The park also houses “The Colonel,” the largest pump track in the area that Tarheel Trailblazers describes as “smooth, fast, and truly a joy to ride at any age.”

The park’s main trail features practically no elevation and can be completed in a single loop.

Mountain bike trails rating: Intermediate to difficult, according to the MTB Project, a crowd-sourced mountain bike guide

Who uses the park? Walkers, mountain bikers; soccer, basketball, softball and tennis players, paddlers and picnickers, and children using the playgrounds.

Restrooms? Yes.

Hours: 7 a.m. to 8 p.m. daily.

Admission: Free.

Contact info: 980-314-1003;

Mountain Creek Park

Address: 6554 Little Mountain Road, Sherrills Ford.

What you should know: The 606-acre Catawba County-run nature park opened last month on Lake Norman. It features the types of passive recreation found in North Carolina’s state parks system. The park is located off N.C. 150 and Little Mountain Road, about 34 miles northwest of Charlotte via N.C. 16.

The park includes 19.52 total trail miles, including the 18.7 miles of natural surface hiking and biking trails and a 0.82-mile paved, ADA-accessible trail that winds 90 to 100 feet down to the lake.

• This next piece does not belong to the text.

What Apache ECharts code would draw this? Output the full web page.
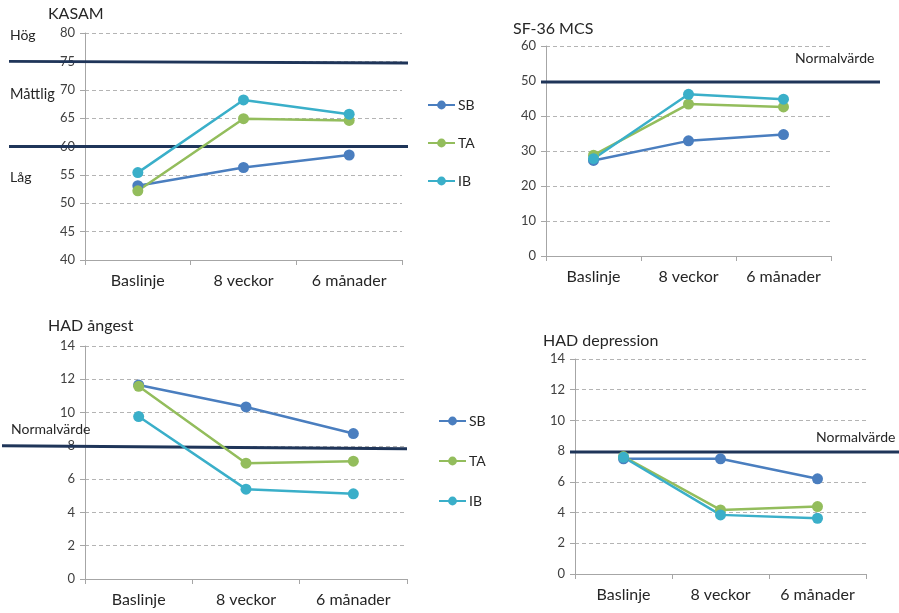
<!DOCTYPE html>
<html><head><meta charset="utf-8">
<script src="https://cdn.jsdelivr.net/npm/echarts@6/dist/echarts.min.js"></script>
<style>html,body{margin:0;padding:0;background:#fff}#c{width:899px;height:613px}</style>
</head><body><div id="c"></div>
<script>
const categories = ['Baslinje', '8 veckor', '6 månader'];
const seriesNames = ['SB', 'TA', 'IB'];

const kasamSB = [53.1, 56.3, 58.5];
const kasamTA = [52.2, 64.9, 64.6];
const kasamIB = [55.4, 68.2, 65.7];

const mcsSB = [27.3, 32.9, 34.7];
const mcsTA = [28.8, 43.4, 42.6];
const mcsIB = [27.8, 46.2, 44.8];

const angSB = [11.66, 10.34, 8.74];
const angTA = [11.58, 6.96, 7.08];
const angIB = [9.76, 5.4, 5.12];

const depSB = [7.5, 7.5, 6.2];
const depTA = [7.65, 4.17, 4.39];
const depIB = [7.6, 3.85, 3.63];

// reference (threshold) lines: [value at left end, value at right end]
const kasamHighRef = [75, 74.7];
const kasamLowRef = [60, 60];
const mcsNormRef = [49.7, 49.7];
const angNormRef = [8.01, 7.82];
const depNormRef = [7.95, 7.95];

const colors = ['#4a7ebf', '#93bd5c', '#3aafc9'];
const navy = '#1f3559';
const font = 'Lato, "Open Sans", sans-serif';

const panels = [
  {grid: {left: 85, top: 33, width: 317, height: 227}, ref: {left: 9, width: 399}, min: 40, max: 80, interval: 5,
   data: [kasamSB, kasamTA, kasamIB], refs: [kasamHighRef, kasamLowRef]},
  {grid: {left: 546, top: 46, width: 285, height: 210}, ref: {left: 541, width: 339}, min: 0, max: 60, interval: 10,
   data: [mcsSB, mcsTA, mcsIB], refs: [mcsNormRef]},
  {grid: {left: 85, top: 346, width: 322, height: 233}, ref: {left: 2, width: 405}, min: 0, max: 14, interval: 2,
   data: [angSB, angTA, angIB], refs: [angNormRef]},
  {grid: {left: 575, top: 359, width: 291, height: 215}, ref: {left: 570, width: 329}, min: 0, max: 14, interval: 2,
   data: [depSB, depTA, depIB], refs: [depNormRef]}
];

const grids = [], xAxes = [], yAxes = [], series = [];
panels.forEach((p, i) => {
  grids.push(Object.assign({}, p.grid));
  xAxes.push({
    type: 'category', gridIndex: i, data: categories, boundaryGap: true,
    axisLine: {lineStyle: {color: '#a6a6a6', width: 1}},
    axisTick: {show: true, length: 5, interval: 0, lineStyle: {color: '#a6a6a6'}},
    axisLabel: {color: '#262626', fontSize: 16, fontFamily: font, margin: 13, interval: 0}
  });
  yAxes.push({
    type: 'value', gridIndex: i, min: p.min, max: p.max, interval: p.interval,
    axisLine: {show: true, lineStyle: {color: '#a6a6a6', width: 1}},
    axisTick: {show: true, length: 5, lineStyle: {color: '#a6a6a6'}},
    axisLabel: {color: '#404040', fontSize: 13, fontFamily: font, margin: 10},
    splitLine: {show: true, lineStyle: {color: '#b4b4b4', type: [4, 3], width: 1}}
  });
});
// overlay grids for the threshold lines (wider than the plot areas)
panels.forEach((p, i) => {
  const gi = grids.length;
  grids.push({left: p.ref.left, width: p.ref.width, top: p.grid.top, height: p.grid.height});
  xAxes.push({type: 'value', gridIndex: gi, min: 0, max: 1, show: false});
  yAxes.push({type: 'value', gridIndex: gi, min: p.min, max: p.max, show: false});
  p.refs.forEach(r => {
    series.push({
      type: 'line', xAxisIndex: gi, yAxisIndex: gi, data: [[0, r[0]], [1, r[1]]],
      symbol: 'none', silent: true, z: 3, lineStyle: {color: navy, width: 3}, animation: false
    });
  });
});
panels.forEach((p, i) => {
  p.data.forEach((d, k) => {
    series.push({
      name: seriesNames[k], type: 'line', xAxisIndex: i, yAxisIndex: i, data: d,
      symbol: 'circle', symbolSize: 11, z: 4,
      itemStyle: {color: colors[k]}, lineStyle: {color: colors[k], width: 2.5}, animation: false
    });
  });
});

const txt = (text, left, top, size) => ({text: text, left: left, top: top, padding: 0,
  textStyle: {fontFamily: font, fontSize: size, fontWeight: 'normal', color: '#262626'}});

const legendBase = {
  orient: 'vertical', data: seriesNames, itemWidth: 27, itemHeight: 11,
  textStyle: {fontFamily: font, fontSize: 14, color: '#262626', padding: [0, 0, 0, -2]},
  selectedMode: false, padding: 0
};

const option = {
  backgroundColor: '#fff',
  animation: false,
  title: [
    txt('KASAM', 48, 6, 16),
    txt('SF-36 MCS', 513, 21, 16),
    txt('HAD ångest', 48, 318, 16),
    txt('HAD depression', 543, 333, 16),
    txt('Hög', 10, 28, 14),
    txt('Måttlig', 10, 87, 14.5),
    txt('Låg', 10, 170, 14),
    txt('Normalvärde', 795, 51, 14),
    txt('Normalvärde', 11, 422, 14),
    txt('Normalvärde', 816, 430, 14)
  ],
  legend: [
    Object.assign({left: 427, top: 98, itemGap: 24}, legendBase),
    Object.assign({left: 438, top: 414, itemGap: 26}, legendBase)
  ],
  grid: grids, xAxis: xAxes, yAxis: yAxes, series: series
};
const chart = echarts.init(document.getElementById('c'), null, {renderer: 'canvas'});
chart.setOption(option);
</script></body></html>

Other features include a paddle launch, fishing pier, a dog park, huge adventure playground, four pickleball courts, three picnic shelters. Several other picnic tables are scattered around the playground and the paved ADA-accessible trail.

Who uses the park? Cyclists, hikers, bird watchers, picnickers, paddlers, pickleball players, dog park users, children enjoying the massive playground near the park entrance.

Difficulty rating: Biking trails range from easy to very difficult.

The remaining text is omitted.